**STORED DATA:**
====

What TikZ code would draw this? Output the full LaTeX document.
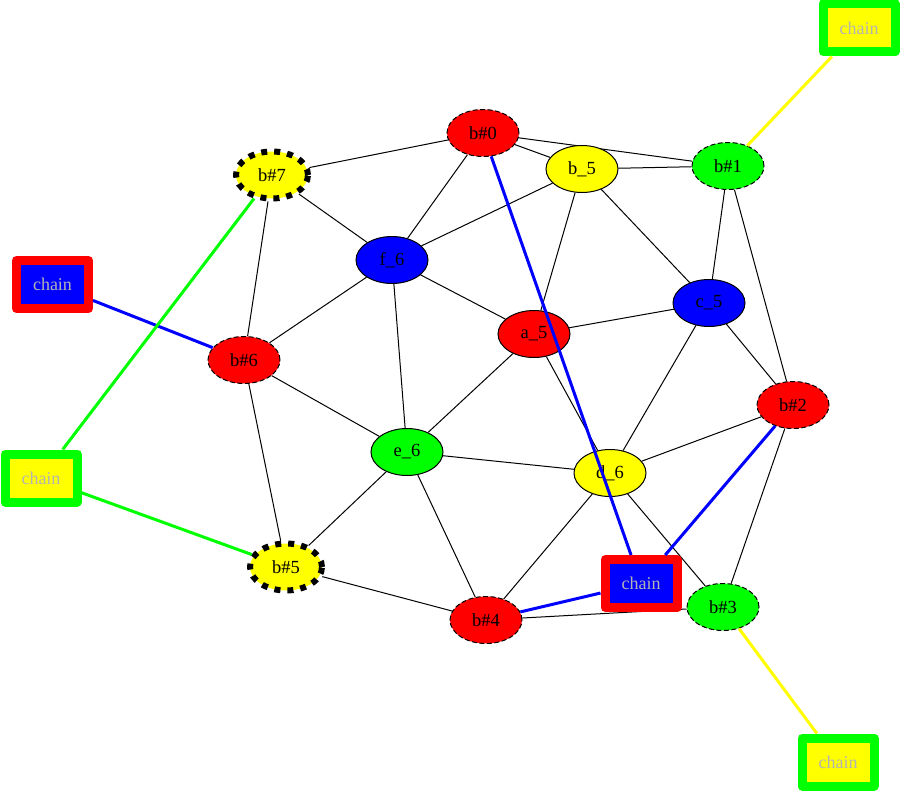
\documentclass[tikz,border=0pt]{standalone}
\usepackage{fontspec}
\setmainfont{Liberation Serif}
\usetikzlibrary{shapes.geometric}
\pgfdeclarelayer{background}
\pgfsetlayers{background,main}
\definecolor{gR}{RGB}{255,0,0}
\definecolor{gY}{RGB}{255,255,0}
\definecolor{gG}{RGB}{0,255,0}
\definecolor{gB}{RGB}{0,0,255}
\definecolor{gT}{RGB}{180,180,180}
\tikzset{
  gv/.style={ellipse, minimum width=72pt, minimum height=47pt, inner sep=0pt, draw=black, line width=1pt, font=\fontsize{18.5}{21}\selectfont},
  thindash/.style={dash pattern=on 5pt off 2.5pt},
  thickdash/.style={line width=6pt, dash pattern=on 6pt off 7pt},
  chainbox/.style={rectangle, minimum width=72pt, minimum height=48pt, inner sep=0pt, line width=9pt, line join=round, text=gT, font=\fontsize{18}{20}\selectfont},
  ed/.style={line width=1pt, black},
  ced/.style={line width=3pt},
}
\begin{document}
\begin{tikzpicture}[x=1pt,y=-1pt]
\useasboundingbox (0,0) rectangle (900,792);
% graph nodes
\node[gv, fill=gR, thindash] (b0) at (483,133) {b\#0};
\node[gv, fill=gY] (bu5) at (582,169) {b\_5};
\node[gv, fill=gG, thindash] (b1) at (728,166) {b\#1};
\node[gv, fill=gY, thickdash] (b7) at (272,175) {b\#7};
\node[gv, fill=gB] (f6) at (392,260) {f\_6};
\node[gv, fill=gB] (c5) at (709,303) {c\_5};
\node[gv, fill=gR] (a5) at (534,334) {a\_5};
\node[gv, fill=gR, thindash] (b6) at (244,360) {b\#6};
\node[gv, fill=gR, thindash] (b2) at (793,405) {b\#2};
\node[gv, fill=gG] (e6) at (407,452) {e\_6};
\node[gv, fill=gY] (d6) at (610,473) {d\_6};
\node[gv, fill=gY, thickdash] (b5) at (286,567) {b\#5};
\node[gv, fill=gR, thindash] (b4) at (486,620) {b\#4};
\node[gv, fill=gG, thindash] (b3) at (723,607) {b\#3};
% chain nodes
\node[chainbox, draw=gG, fill=gY] (ch1) at (859,28) {chain};
\node[chainbox, draw=gR, fill=gB] (ch2) at (52.5,284.5) {chain};
\node[chainbox, draw=gG, fill=gY] (ch3) at (41,478) {chain};
\node[chainbox, draw=gR, fill=gB] (ch4) at (641,583.5) {chain};
\node[chainbox, draw=gG, fill=gY] (ch5) at (838,762) {chain};
% black edges
\begin{pgfonlayer}{background}
\draw[ed] (b0) -- (b7);
\draw[ed] (b0) -- (bu5);
\draw[ed] (b0) -- (b1);
\draw[ed] (b0) -- (f6);
\draw[ed] (bu5) -- (b1);
\draw[ed] (bu5) -- (f6);
\draw[ed] (bu5) -- (a5);
\draw[ed] (bu5) -- (c5);
\draw[ed] (b1) -- (c5);
\draw[ed] (b1) -- (b2);
\draw[ed] (b7) -- (f6);
\draw[ed] (b7) -- (b6);
\draw[ed] (f6) -- (b6);
\draw[ed] (f6) -- (a5);
\draw[ed] (f6) -- (e6);
\draw[ed] (c5) -- (a5);
\draw[ed] (c5) -- (b2);
\draw[ed] (c5) -- (d6);
\draw[ed] (a5) -- (e6);
\draw[ed] (a5) -- (d6);
\draw[ed] (b6) -- (e6);
\draw[ed] (b6) -- (b5);
\draw[ed] (b2) -- (d6);
\draw[ed] (b2) -- (b3);
\draw[ed] (e6) -- (d6);
\draw[ed] (e6) -- (b5);
\draw[ed] (e6) -- (b4);
\draw[ed] (d6) -- (b4);
\draw[ed] (d6) -- (b3);
\draw[ed] (b5) -- (b4);
\draw[ed] (b4) -- (b3);
\end{pgfonlayer}
% coloured chain edges
\draw[ced, gY] (ch1) -- (b1);
\draw[ced, gB] (ch2) -- (b6);
\draw[ced, gG] (ch3) -- (b7);
\draw[ced, gG] (ch3) -- (b5);
\draw[ced, gB] (ch4) -- (b0);
\draw[ced, gB] (ch4) -- (b2);
\draw[ced, gB] (ch4) -- (b4);
\draw[ced, gY] (ch5) -- (b3);
\end{tikzpicture}
\end{document}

====

**TASK INSTRUCTIONS:** Write out the full set of lines verbatim, without the pictures.

**TASK OUTPUT:**
What TikZ code would draw this? Output the full LaTeX document.
\documentclass[tikz,border=0pt]{standalone}
\usepackage{fontspec}
\setmainfont{Liberation Serif}
\usetikzlibrary{shapes.geometric}
\pgfdeclarelayer{background}
\pgfsetlayers{background,main}
\definecolor{gR}{RGB}{255,0,0}
\definecolor{gY}{RGB}{255,255,0}
\definecolor{gG}{RGB}{0,255,0}
\definecolor{gB}{RGB}{0,0,255}
\definecolor{gT}{RGB}{180,180,180}
\tikzset{
  gv/.style={ellipse, minimum width=72pt, minimum height=47pt, inner sep=0pt, draw=black, line width=1pt, font=\fontsize{18.5}{21}\selectfont},
  thindash/.style={dash pattern=on 5pt off 2.5pt},
  thickdash/.style={line width=6pt, dash pattern=on 6pt off 7pt},
  chainbox/.style={rectangle, minimum width=72pt, minimum height=48pt, inner sep=0pt, line width=9pt, line join=round, text=gT, font=\fontsize{18}{20}\selectfont},
  ed/.style={line width=1pt, black},
  ced/.style={line width=3pt},
}
\begin{document}
\begin{tikzpicture}[x=1pt,y=-1pt]
\useasboundingbox (0,0) rectangle (900,792);
% graph nodes
\node[gv, fill=gR, thindash] (b0) at (483,133) {b\#0};
\node[gv, fill=gY] (bu5) at (582,169) {b\_5};
\node[gv, fill=gG, thindash] (b1) at (728,166) {b\#1};
\node[gv, fill=gY, thickdash] (b7) at (272,175) {b\#7};
\node[gv, fill=gB] (f6) at (392,260) {f\_6};
\node[gv, fill=gB] (c5) at (709,303) {c\_5};
\node[gv, fill=gR] (a5) at (534,334) {a\_5};
\node[gv, fill=gR, thindash] (b6) at (244,360) {b\#6};
\node[gv, fill=gR, thindash] (b2) at (793,405) {b\#2};
\node[gv, fill=gG] (e6) at (407,452) {e\_6};
\node[gv, fill=gY] (d6) at (610,473) {d\_6};
\node[gv, fill=gY, thickdash] (b5) at (286,567) {b\#5};
\node[gv, fill=gR, thindash] (b4) at (486,620) {b\#4};
\node[gv, fill=gG, thindash] (b3) at (723,607) {b\#3};
% chain nodes
\node[chainbox, draw=gG, fill=gY] (ch1) at (859,28) {chain};
\node[chainbox, draw=gR, fill=gB] (ch2) at (52.5,284.5) {chain};
\node[chainbox, draw=gG, fill=gY] (ch3) at (41,478) {chain};
\node[chainbox, draw=gR, fill=gB] (ch4) at (641,583.5) {chain};
\node[chainbox, draw=gG, fill=gY] (ch5) at (838,762) {chain};
% black edges
\begin{pgfonlayer}{background}
\draw[ed] (b0) -- (b7);
\draw[ed] (b0) -- (bu5);
\draw[ed] (b0) -- (b1);
\draw[ed] (b0) -- (f6);
\draw[ed] (bu5) -- (b1);
\draw[ed] (bu5) -- (f6);
\draw[ed] (bu5) -- (a5);
\draw[ed] (bu5) -- (c5);
\draw[ed] (b1) -- (c5);
\draw[ed] (b1) -- (b2);
\draw[ed] (b7) -- (f6);
\draw[ed] (b7) -- (b6);
\draw[ed] (f6) -- (b6);
\draw[ed] (f6) -- (a5);
\draw[ed] (f6) -- (e6);
\draw[ed] (c5) -- (a5);
\draw[ed] (c5) -- (b2);
\draw[ed] (c5) -- (d6);
\draw[ed] (a5) -- (e6);
\draw[ed] (a5) -- (d6);
\draw[ed] (b6) -- (e6);
\draw[ed] (b6) -- (b5);
\draw[ed] (b2) -- (d6);
\draw[ed] (b2) -- (b3);
\draw[ed] (e6) -- (d6);
\draw[ed] (e6) -- (b5);
\draw[ed] (e6) -- (b4);
\draw[ed] (d6) -- (b4);
\draw[ed] (d6) -- (b3);
\draw[ed] (b5) -- (b4);
\draw[ed] (b4) -- (b3);
\end{pgfonlayer}
% coloured chain edges
\draw[ced, gY] (ch1) -- (b1);
\draw[ced, gB] (ch2) -- (b6);
\draw[ced, gG] (ch3) -- (b7);
\draw[ced, gG] (ch3) -- (b5);
\draw[ced, gB] (ch4) -- (b0);
\draw[ced, gB] (ch4) -- (b2);
\draw[ced, gB] (ch4) -- (b4);
\draw[ced, gY] (ch5) -- (b3);
\end{tikzpicture}
\end{document}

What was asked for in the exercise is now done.